_REQUIRED TASK:_ Quote every line as written. Omit pictures.

_RECORDED INFORMATION:_
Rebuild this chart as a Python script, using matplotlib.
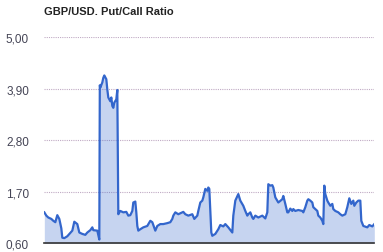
import numpy as np
import matplotlib
matplotlib.use("Agg")
import matplotlib.pyplot as plt

title = "GBP/USD. Put/Call Ratio"
y_ticks = [0.60, 1.70, 2.80, 3.90, 5.00]
y_labels = ["0,60", "1,70", "2,80", "3,90", "5,00"]

# sample position (trading period index) and put/call ratio
x = [0, 2, 4, 6, 7, 9, 11, 13, 15, 17, 18, 20, 23, 26, 28, 30, 33, 35, 38, 41,
     43, 46, 48, 49, 53, 55, 55.5, 56, 58, 59, 60, 62, 63, 64, 66, 67, 68, 69, 70,
     72, 73, 74, 75, 76, 79, 82, 84, 86, 88, 89, 91, 92, 93, 94, 96, 99, 103, 106,
     108, 111, 113, 116, 119, 123, 126, 128, 129, 131, 134, 138, 139, 141, 144, 148,
     150, 153, 154, 156, 158, 159, 161, 163, 164, 165, 167, 168, 171, 174, 176, 179,
     181, 184, 188, 189, 191, 194, 196, 199, 201, 203, 204, 206, 208, 209, 211, 214,
     218, 221, 223, 224, 226, 228, 229, 231, 234, 238, 239, 241, 243, 244, 246, 248,
     249, 251, 254, 258, 259, 261, 263, 264, 266, 268, 269, 273, 274, 276, 278, 279,
     280, 281, 283, 284, 286, 288, 289, 291, 294, 296, 298, 301, 303, 304, 305, 307,
     309, 310, 312, 314, 316, 317, 319, 323, 325, 328, 330]
ratio = [1.26, 1.19, 1.15, 1.13, 1.12, 1.08, 1.05, 1.20, 1.12, 0.92, 0.72, 0.71, 0.75,
         0.82, 0.87, 1.06, 1.01, 0.83, 0.80, 0.78, 0.83, 0.88, 0.94, 0.88, 0.87, 0.68,
         3.97, 3.92, 4.03, 4.13, 4.18, 4.10, 3.88, 3.71, 3.63, 3.71, 3.53, 3.49, 3.60,
         3.67, 3.87, 1.22, 1.26, 1.29, 1.26, 1.27, 1.19, 1.20, 1.29, 1.47, 1.49, 1.26,
         0.97, 0.87, 0.90, 0.94, 0.97, 1.08, 1.05, 0.87, 0.97, 1.01, 1.01, 1.03, 1.05,
         1.12, 1.19, 1.26, 1.22, 1.26, 1.27, 1.22, 1.19, 1.22, 1.12, 1.19, 1.29, 1.47,
         1.51, 1.58, 1.76, 1.72, 1.79, 1.76, 0.83, 0.76, 0.80, 0.90, 0.99, 0.96, 1.01,
         0.94, 0.83, 1.19, 1.51, 1.65, 1.51, 1.40, 1.29, 1.19, 1.22, 1.26, 1.15, 1.12,
         1.19, 1.15, 1.19, 1.13, 1.26, 1.86, 1.83, 1.84, 1.79, 1.58, 1.47, 1.54, 1.61,
         1.44, 1.26, 1.26, 1.34, 1.29, 1.33, 1.29, 1.31, 1.29, 1.26, 1.37, 1.51, 1.54,
         1.51, 1.47, 1.37, 1.29, 1.19, 1.15, 1.08, 1.01, 1.83, 1.65, 1.51, 1.47, 1.40,
         1.44, 1.33, 1.29, 1.26, 1.22, 1.19, 1.22, 1.37, 1.47, 1.56, 1.44, 1.51, 1.40,
         1.47, 1.51, 1.51, 1.08, 0.97, 0.94, 0.99, 0.96, 1.01]

plt.rcParams['font.family'] = ['Liberation Sans', 'DejaVu Sans']

fig = plt.figure(figsize=(3.83, 2.53), dpi=100)
ax = fig.add_axes([0.1157, 0.0344, 0.8616, 0.8154])

line_color = "#3366cc"
ax.fill_between(x, ratio, 0.6, color=line_color, alpha=0.28, linewidth=0, zorder=2)
ax.plot(x, ratio, color=line_color, linewidth=1.6, zorder=3)

ax.set_xlim(0, 330)
ax.set_ylim(0.6, 5.0)
ax.set_yticks(y_ticks)
ax.set_yticklabels(y_labels, fontsize=8.5, color="#444455")
ax.set_xticks([])
ax.tick_params(axis='y', length=0, pad=11)

for t in y_ticks[1:]:
    ax.axhline(t, color="#c0aac4", linewidth=0.8, linestyle=(0, (1, 1)), zorder=1)

for s in ['top', 'right', 'left']:
    ax.spines[s].set_visible(False)
ax.spines['bottom'].set_color("#333333")
ax.spines['bottom'].set_linewidth(1.2)
ax.spines['bottom'].set_zorder(4)

fig.text(44.3 / 383, 1 - 12 / 253, title, fontsize=8, fontweight='bold',
         color="#222222", ha='left', va='center')

fig.savefig("out.png", dpi=100)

_SOLUTION:_
Rebuild this chart as a Python script, using matplotlib.
import numpy as np
import matplotlib
matplotlib.use("Agg")
import matplotlib.pyplot as plt

title = "GBP/USD. Put/Call Ratio"
y_ticks = [0.60, 1.70, 2.80, 3.90, 5.00]
y_labels = ["0,60", "1,70", "2,80", "3,90", "5,00"]

# sample position (trading period index) and put/call ratio
x = [0, 2, 4, 6, 7, 9, 11, 13, 15, 17, 18, 20, 23, 26, 28, 30, 33, 35, 38, 41,
     43, 46, 48, 49, 53, 55, 55.5, 56, 58, 59, 60, 62, 63, 64, 66, 67, 68, 69, 70,
     72, 73, 74, 75, 76, 79, 82, 84, 86, 88, 89, 91, 92, 93, 94, 96, 99, 103, 106,
     108, 111, 113, 116, 119, 123, 126, 128, 129, 131, 134, 138, 139, 141, 144, 148,
     150, 153, 154, 156, 158, 159, 161, 163, 164, 165, 167, 168, 171, 174, 176, 179,
     181, 184, 188, 189, 191, 194, 196, 199, 201, 203, 204, 206, 208, 209, 211, 214,
     218, 221, 223, 224, 226, 228, 229, 231, 234, 238, 239, 241, 243, 244, 246, 248,
     249, 251, 254, 258, 259, 261, 263, 264, 266, 268, 269, 273, 274, 276, 278, 279,
     280, 281, 283, 284, 286, 288, 289, 291, 294, 296, 298, 301, 303, 304, 305, 307,
     309, 310, 312, 314, 316, 317, 319, 323, 325, 328, 330]
ratio = [1.26, 1.19, 1.15, 1.13, 1.12, 1.08, 1.05, 1.20, 1.12, 0.92, 0.72, 0.71, 0.75,
         0.82, 0.87, 1.06, 1.01, 0.83, 0.80, 0.78, 0.83, 0.88, 0.94, 0.88, 0.87, 0.68,
         3.97, 3.92, 4.03, 4.13, 4.18, 4.10, 3.88, 3.71, 3.63, 3.71, 3.53, 3.49, 3.60,
         3.67, 3.87, 1.22, 1.26, 1.29, 1.26, 1.27, 1.19, 1.20, 1.29, 1.47, 1.49, 1.26,
         0.97, 0.87, 0.90, 0.94, 0.97, 1.08, 1.05, 0.87, 0.97, 1.01, 1.01, 1.03, 1.05,
         1.12, 1.19, 1.26, 1.22, 1.26, 1.27, 1.22, 1.19, 1.22, 1.12, 1.19, 1.29, 1.47,
         1.51, 1.58, 1.76, 1.72, 1.79, 1.76, 0.83, 0.76, 0.80, 0.90, 0.99, 0.96, 1.01,
         0.94, 0.83, 1.19, 1.51, 1.65, 1.51, 1.40, 1.29, 1.19, 1.22, 1.26, 1.15, 1.12,
         1.19, 1.15, 1.19, 1.13, 1.26, 1.86, 1.83, 1.84, 1.79, 1.58, 1.47, 1.54, 1.61,
         1.44, 1.26, 1.26, 1.34, 1.29, 1.33, 1.29, 1.31, 1.29, 1.26, 1.37, 1.51, 1.54,
         1.51, 1.47, 1.37, 1.29, 1.19, 1.15, 1.08, 1.01, 1.83, 1.65, 1.51, 1.47, 1.40,
         1.44, 1.33, 1.29, 1.26, 1.22, 1.19, 1.22, 1.37, 1.47, 1.56, 1.44, 1.51, 1.40,
         1.47, 1.51, 1.51, 1.08, 0.97, 0.94, 0.99, 0.96, 1.01]

plt.rcParams['font.family'] = ['Liberation Sans', 'DejaVu Sans']

fig = plt.figure(figsize=(3.83, 2.53), dpi=100)
ax = fig.add_axes([0.1157, 0.0344, 0.8616, 0.8154])

line_color = "#3366cc"
ax.fill_between(x, ratio, 0.6, color=line_color, alpha=0.28, linewidth=0, zorder=2)
ax.plot(x, ratio, color=line_color, linewidth=1.6, zorder=3)

ax.set_xlim(0, 330)
ax.set_ylim(0.6, 5.0)
ax.set_yticks(y_ticks)
ax.set_yticklabels(y_labels, fontsize=8.5, color="#444455")
ax.set_xticks([])
ax.tick_params(axis='y', length=0, pad=11)

for t in y_ticks[1:]:
    ax.axhline(t, color="#c0aac4", linewidth=0.8, linestyle=(0, (1, 1)), zorder=1)

for s in ['top', 'right', 'left']:
    ax.spines[s].set_visible(False)
ax.spines['bottom'].set_color("#333333")
ax.spines['bottom'].set_linewidth(1.2)
ax.spines['bottom'].set_zorder(4)

fig.text(44.3 / 383, 1 - 12 / 253, title, fontsize=8, fontweight='bold',
         color="#222222", ha='left', va='center')

fig.savefig("out.png", dpi=100)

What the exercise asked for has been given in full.